--- Start of Information supplied ---

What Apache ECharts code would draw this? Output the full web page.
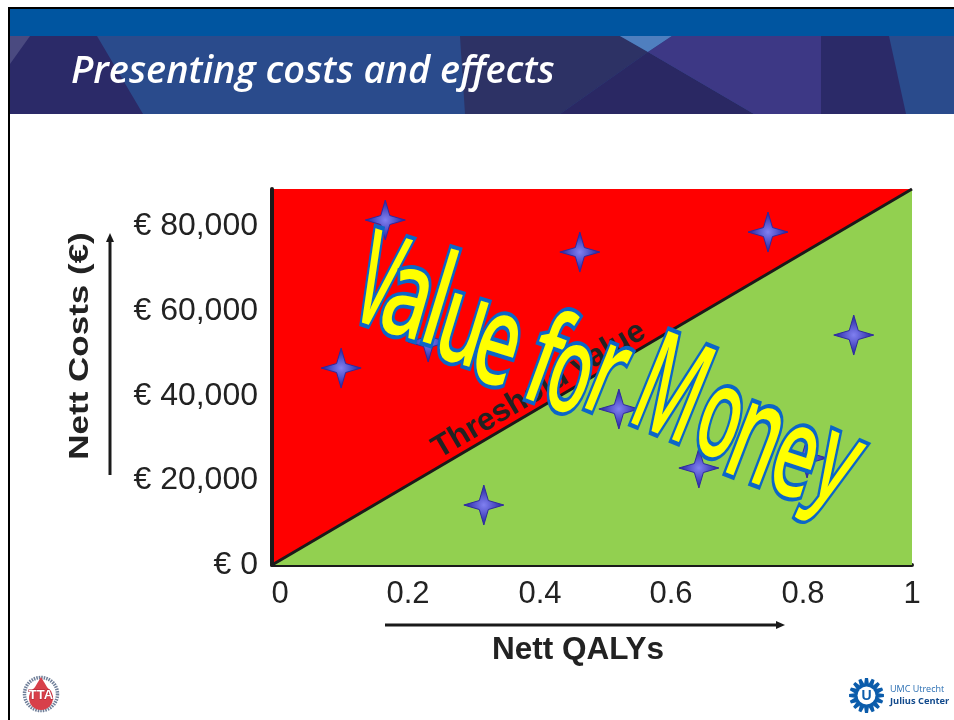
<!DOCTYPE html>
<html>
<head>
<meta charset="utf-8">
<style>html,body{margin:0;padding:0;background:#fff}#chart{width:954px;height:720px}</style>
<script src="https://cdn.jsdelivr.net/npm/echarts@6/dist/echarts.min.js"></script>
</head>
<body>
<div id="chart"></div>
<script>
// Cost-effectiveness plane: incremental QALYs against incremental costs.
const qalyTicks = [0, 0.2, 0.4, 0.6, 0.8, 1];
const costTicks = [0, 20000, 40000, 60000, 80000];
const costMax = 88900;
const thresholdLine = [[0, 0], [1, costMax]];
const simulatedQalys = [0.177, 0.481, 0.775, 0.909, 0.108, 0.244, 0.542, 0.331, 0.667, 0.836];
const simulatedCosts = [81560, 73990, 78720, 54370, 46570, 52720, 36880, 14180, 22930, 25300];
const qalyLabelShift = {0: 16, 0.2: 16, 0.4: 24, 0.6: 30, 0.8: 38, 1: 0};

// Banner facets: colour followed by corner points
const bannerFacets = [
  ['#2b2a68', [[10,36],[97,36],[143,114],[10,114]]],
  ['#4a4a80', [[10,36],[30,36],[10,64]]],
  ['#2d3265', [[460,36],[620,36],[648,52],[560,114],[465,114]]],
  ['#2a2863', [[648,52],[754,114],[560,114]]],
  ['#4f7fbf', [[620,36],[672,36],[648,52]]],
  ['#3d3885', [[672,36],[821,36],[821,114],[754,114],[648,52]]],
  ['#2b2a68', [[821,36],[889,36],[906,114],[821,114]]]
];

// Warped slogan: glyph, centre x, centre y, width, height, tilt in degrees
const sloganGlyphs = [
  ['V', 380, 279, 40, 94, 18],
  ['a', 406, 302, 38, 70, 16],
  ['l', 441, 296, 9, 98, 17],
  ['u', 462, 330, 36, 68, 17],
  ['e', 497, 349, 36, 72, 17],
  ['f', 550, 355, 30, 98, 20],
  ['o', 570, 378, 36, 70, 18],
  ['r', 609, 380, 24, 70, 22],
  ['M', 674, 386, 52, 100, 22],
  ['o', 720, 422, 36, 72, 18],
  ['n', 756, 443, 36, 76, 21],
  ['e', 795, 461, 36, 72, 18],
  ['y', 830, 481, 38, 96, 24]
];

const sloganFont = '500 140px "Noto Sans"';
const measureCtx = document.createElement('canvas').getContext('2d');
measureCtx.font = sloganFont;
measureCtx.textBaseline = 'middle';
measureCtx.textAlign = 'left';

const sloganElements = sloganGlyphs.map(function (g) {
  const m = measureCtx.measureText(g[0]);
  const gw = m.actualBoundingBoxRight + m.actualBoundingBoxLeft;
  const gh = m.actualBoundingBoxAscent + m.actualBoundingBoxDescent;
  return {
    type: 'group', x: g[1], y: g[2], z: 20,
    rotation: -g[5] * Math.PI / 180,
    scaleX: g[3] / gw, scaleY: g[4] / gh,
    children: [{
      type: 'text', z: 20,
      x: -(m.actualBoundingBoxRight - m.actualBoundingBoxLeft) / 2,
      y: -(m.actualBoundingBoxDescent - m.actualBoundingBoxAscent) / 2,
      style: {
        text: g[0], font: sloganFont, textAlign: 'left', textVerticalAlign: 'middle',
        fill: '#ffff00', stroke: '#0b66c8', lineWidth: 9
      }
    }]
  };
});

// Sunburst emblem points
function sunburst(cx, cy, rOut, rIn, n) {
  const pts = [];
  for (let i = 0; i < n; i++) {
    const a = i * 2 * Math.PI / n, w = Math.PI / n;
    pts.push([cx + rOut * Math.cos(a - w * 0.45), cy + rOut * Math.sin(a - w * 0.45)]);
    pts.push([cx + rOut * Math.cos(a + w * 0.45), cy + rOut * Math.sin(a + w * 0.45)]);
    pts.push([cx + rIn * Math.cos(a + w), cy + rIn * Math.sin(a + w)]);
  }
  return pts;
}

function arrow(x1, y1, x2, y2) {
  const vertical = x1 === x2, s = 4, l = 9;
  const dir = vertical ? Math.sign(y2 - y1) : Math.sign(x2 - x1);
  const head = vertical
    ? [[x2, y2], [x2 - s, y2 - dir * l], [x2 + s, y2 - dir * l]]
    : [[x2, y2], [x2 - dir * l, y2 - s], [x2 - dir * l, y2 + s]];
  return [
    {type: 'line', z: 3, shape: {x1: x1, y1: y1, x2: vertical ? x2 : x2 - dir * l, y2: vertical ? y2 - dir * l : y2},
     style: {stroke: '#1a1a1a', lineWidth: 3}},
    {type: 'polygon', z: 3, shape: {points: head}, style: {fill: '#1a1a1a'}}
  ];
}

const graphics = [
  {type: 'rect', z: 0, shape: {x: 10, y: 36, width: 944, height: 78}, style: {fill: '#2a4b8c'}},
  {type: 'rect', z: 0, shape: {x: 10, y: 9, width: 944, height: 27}, style: {fill: '#0055a0'}}
].concat(bannerFacets.map(function (f) {
  return {type: 'polygon', z: 0, shape: {points: f[1]}, style: {fill: f[0]}};
})).concat([
  {type: 'rect', z: 1, shape: {x: 8, y: 7, width: 946, height: 2}, style: {fill: '#000'}},
  {type: 'rect', z: 1, shape: {x: 8, y: 7, width: 2, height: 713}, style: {fill: '#000'}},
  {type: 'text', z: 2, x: 71, y: 72, style: {
    text: 'Presenting costs and effects', fill: '#fff',
    font: 'italic 600 38px "Open Sans"', textAlign: 'left', textVerticalAlign: 'middle'}},
  {type: 'text', z: 3, x: 539, y: 390, rotation: Math.atan(376 / 640), style: {
    text: 'Threshold value', fill: '#222',
    font: 'bold 31.5px "Liberation Sans"', textAlign: 'center', textVerticalAlign: 'middle'}},
  {type: 'text', z: 3, x: 80, y: 346, rotation: Math.PI / 2, scaleX: 1.25, style: {
    text: 'Nett Costs (€)', fill: '#222',
    font: 'bold 28px "Liberation Sans"', textAlign: 'center', textVerticalAlign: 'middle'}},
  {type: 'text', z: 3, x: 578, y: 650, style: {
    text: 'Nett QALYs', fill: '#222',
    font: 'bold 31.5px "Liberation Sans"', textAlign: 'center', textVerticalAlign: 'middle'}},
  // TTA emblem
  {type: 'circle', z: 3, shape: {cx: 41, cy: 694, r: 16.5}, style: {fill: '#fff', stroke: '#6f7f99', lineWidth: 3.5, lineDash: [1.5, 1]}},
  {type: 'circle', z: 3, shape: {cx: 41, cy: 698, r: 12}, style: {fill: '#d8404a'}},
  {type: 'polygon', z: 3, shape: {points: [[41, 677], [32, 692], [50, 692]]}, style: {fill: '#d8404a'}},
  {type: 'text', z: 4, x: 41, y: 695, style: {
    text: 'TTA', fill: '#fff', stroke: '#b02030', lineWidth: 1,
    font: 'bold 13px "Liberation Sans"', textAlign: 'center', textVerticalAlign: 'middle'}},
  // UMC emblem
  {type: 'polygon', z: 3, shape: {points: sunburst(866.5, 695.5, 17.5, 12, 16)}, style: {fill: '#0b5cab'}},
  {type: 'circle', z: 3, shape: {cx: 866.5, cy: 695.5, r: 9}, style: {fill: '#fff'}},
  {type: 'text', z: 4, x: 866.5, y: 696, style: {
    text: 'U', fill: '#0b5cab', font: 'bold 14px "Liberation Sans"', textAlign: 'center', textVerticalAlign: 'middle'}},
  {type: 'text', z: 3, x: 890, y: 689, style: {
    text: 'UMC Utrecht', fill: '#2b6fb3', font: '9px "Open Sans"', textAlign: 'left', textVerticalAlign: 'middle'}},
  {type: 'text', z: 3, x: 890, y: 701, style: {
    text: 'Julius Center', fill: '#124a8c', font: 'bold 9.3px "Open Sans"', textAlign: 'left', textVerticalAlign: 'middle'}}
]).concat(arrow(110, 475, 110, 233), arrow(385, 625, 785, 625), sloganElements);

const chart = echarts.init(document.getElementById('chart'), null, {renderer: 'canvas'});
chart.setOption({
  animation: false,
  backgroundColor: '#fff',
  grid: {left: 272, top: 189, width: 640, height: 376, show: true, backgroundColor: '#ff0000', borderWidth: 0},
  xAxis: {
    type: 'value', min: 0, max: 1, interval: 0.2,
    axisLine: {show: true, onZero: false, lineStyle: {color: '#1a1a1a', width: 4}},
    axisTick: {show: false}, splitLine: {show: false},
    axisLabel: {
      margin: 14, color: '#222', fontFamily: 'Liberation Sans', fontSize: 31,
      customValues: qalyTicks,
      formatter: function (v) {
        return '{s' + Math.round(v * 10) + '|' + v + '}';
      },
      rich: Object.fromEntries(qalyTicks.map(function (v) {
        return ['s' + Math.round(v * 10), {
          padding: [0, 0, 0, qalyLabelShift[v]], color: '#222',
          fontFamily: 'Liberation Sans', fontSize: 31
        }];
      }))
    }
  },
  yAxis: {
    type: 'value', min: 0, max: costMax, interval: 20000,
    axisLine: {show: true, onZero: false, lineStyle: {color: '#1a1a1a', width: 4}},
    axisTick: {show: false}, splitLine: {show: false},
    axisLabel: {
      margin: 14, color: '#222', fontFamily: 'Liberation Sans', fontSize: 32,
      customValues: costTicks,
      formatter: function (v) { return '€ ' + v.toLocaleString('en-US'); }
    }
  },
  series: [
    {
      type: 'line', z: 2, symbol: 'none', silent: true,
      data: thresholdLine,
      lineStyle: {color: '#1a1a1a', width: 3},
      areaStyle: {color: '#92d050', opacity: 1}
    },
    {
      type: 'scatter', z: 4, symbolSize: 40,
      symbol: 'path://M0,-20 L4.5,-4.5 L20,0 L4.5,4.5 L0,20 L-4.5,4.5 L-20,0 L-4.5,-4.5Z',
      data: simulatedQalys.map(function (q, i) { return [q, simulatedCosts[i]]; }),
      itemStyle: {
        opacity: 1,
        borderColor: '#2e2aa0', borderWidth: 1,
        color: {
          type: 'radial', x: 0.5, y: 0.5, r: 0.5,
          colorStops: [{offset: 0, color: '#8080f0'}, {offset: 0.4, color: '#5a5ad0'}, {offset: 1, color: '#20209a'}]
        }
      }
    }
  ],
  graphic: {elements: graphics}
});
</script>
</body>
</html>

--- End of Information supplied ---

**Problem requirements**.
Copy exactly the lines running from the beginning of the listing through the line that has "measureCtx.textAlign = 'left';". Drop the pictures.

**Correct result**.
What Apache ECharts code would draw this? Output the full web page.
<!DOCTYPE html>
<html>
<head>
<meta charset="utf-8">
<style>html,body{margin:0;padding:0;background:#fff}#chart{width:954px;height:720px}</style>
<script src="https://cdn.jsdelivr.net/npm/echarts@6/dist/echarts.min.js"></script>
</head>
<body>
<div id="chart"></div>
<script>
// Cost-effectiveness plane: incremental QALYs against incremental costs.
const qalyTicks = [0, 0.2, 0.4, 0.6, 0.8, 1];
const costTicks = [0, 20000, 40000, 60000, 80000];
const costMax = 88900;
const thresholdLine = [[0, 0], [1, costMax]];
const simulatedQalys = [0.177, 0.481, 0.775, 0.909, 0.108, 0.244, 0.542, 0.331, 0.667, 0.836];
const simulatedCosts = [81560, 73990, 78720, 54370, 46570, 52720, 36880, 14180, 22930, 25300];
const qalyLabelShift = {0: 16, 0.2: 16, 0.4: 24, 0.6: 30, 0.8: 38, 1: 0};

// Banner facets: colour followed by corner points
const bannerFacets = [
  ['#2b2a68', [[10,36],[97,36],[143,114],[10,114]]],
  ['#4a4a80', [[10,36],[30,36],[10,64]]],
  ['#2d3265', [[460,36],[620,36],[648,52],[560,114],[465,114]]],
  ['#2a2863', [[648,52],[754,114],[560,114]]],
  ['#4f7fbf', [[620,36],[672,36],[648,52]]],
  ['#3d3885', [[672,36],[821,36],[821,114],[754,114],[648,52]]],
  ['#2b2a68', [[821,36],[889,36],[906,114],[821,114]]]
];

// Warped slogan: glyph, centre x, centre y, width, height, tilt in degrees
const sloganGlyphs = [
  ['V', 380, 279, 40, 94, 18],
  ['a', 406, 302, 38, 70, 16],
  ['l', 441, 296, 9, 98, 17],
  ['u', 462, 330, 36, 68, 17],
  ['e', 497, 349, 36, 72, 17],
  ['f', 550, 355, 30, 98, 20],
  ['o', 570, 378, 36, 70, 18],
  ['r', 609, 380, 24, 70, 22],
  ['M', 674, 386, 52, 100, 22],
  ['o', 720, 422, 36, 72, 18],
  ['n', 756, 443, 36, 76, 21],
  ['e', 795, 461, 36, 72, 18],
  ['y', 830, 481, 38, 96, 24]
];

const sloganFont = '500 140px "Noto Sans"';
const measureCtx = document.createElement('canvas').getContext('2d');
measureCtx.font = sloganFont;
measureCtx.textBaseline = 'middle';
measureCtx.textAlign = 'left';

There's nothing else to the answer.